Lorsque le Financier annonça au forgeron que la machine avait été achetée dix tombereaux de salsepareille, le forgeron se mis à tousser fortement jusqu’à ce que des larmes lui viennent aux yeux.
«Pourquoi tousses tu, forgeron. C’est parce que c’est cher ou parce que c’est pas cher ?» : s’inquiéta le Financier
Lorsque le forgeron fut remis de ses émotions, il expliqua :
«Voyez vous, mon Bel Ami, une machine neuve de cette catégorie vaut entre six et sept tombereaux et demi. Elle a été achetée dix tombereaux et elle est fabriqué avec des pièces d’occasion. Je ne suis pas spécialiste des prix, mais je l’estime au maximum à cinq tombereaux de bonnes salsepareilles bien dodues. Où sont donc passés les cinq autres tombereaux ? Peut être chez les petits lutins transalpins ou chez la Fée Clochette tout là-bas aux Antilles ? Mais ce qui m’étonne le plus, c’est que la G.S.G qui est l’organisme censé vérifié le juste prix des marchandises entrant dans le pays n’ait rien vu. C’est vrai que la G.S.G est une société privée appartenant aux petits lutins transalpins et qu’entre petits lutins, on s’aide, c’est normal. Je n’ose prononcer le mot maudit de 'mangement compulsif’».
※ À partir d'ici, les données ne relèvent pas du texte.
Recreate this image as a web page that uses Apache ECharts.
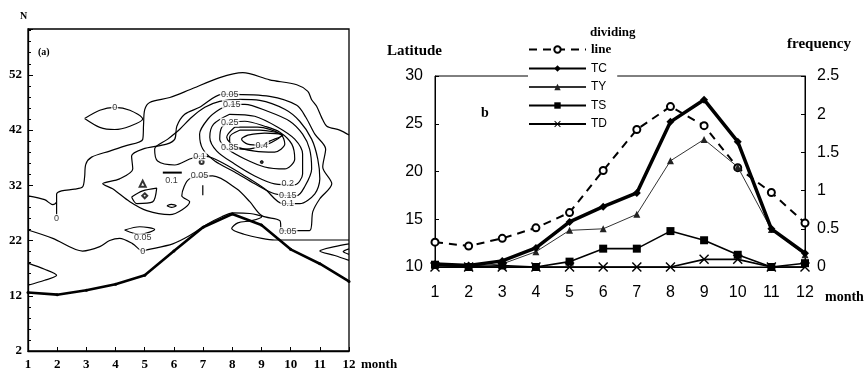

(Note de l’auteur :Le 'mangement compulsif' c’est quand Maurice demande un service pas clair à Robert et que pour récompenser Robert, Maurice lui donne un peu de salsepareille. Dans certains pays, le 'mangement compulsif' qui au départ est un acte social répréhensible est devenu génétique. Et comme toute maladie génétique dominante, elle est très difficile à soigner. Elle est tellement répandue que l’on peut parler de l’évolution Darwinienne d’une espèce.)
«C’est du passé, n’en parlons plus.»: annonça tristement le Financier à la manière d’Edith Piaf.
«Mais j’ai une petite suggestion.
Toi, le forgeron, fais moi une proposition de prix pour le rachat de la machine neuve mais aussi de l’ancienne et ensuite tu me les loueras.»
Le forgeron fut pris d’un fou rire et toussa encore plus fort que la première fois.
«Mais, Monsieur le Financier, la vieille ne vaut pas grand chose dans la mesure où l’ancien propriétaire n’a jamais fait les révisions!»
Sur ces paroles, le Financier et le forgeron se quittèrent. Le Financier était dubitatif et un peu triste, le forgeron, lui, riait en son for intérieur en se disant que les pauvres petits Nains ne sont pas sortis de l’auberge.
Voilà, mon petit lapin, j’espère que tu as aimé ce conte. Il y en a encore beaucoup à raconter sur le Continent des Ténèbres. Lorsque j’en aurais le temps et l’humeur je t’en raconterai d’autres.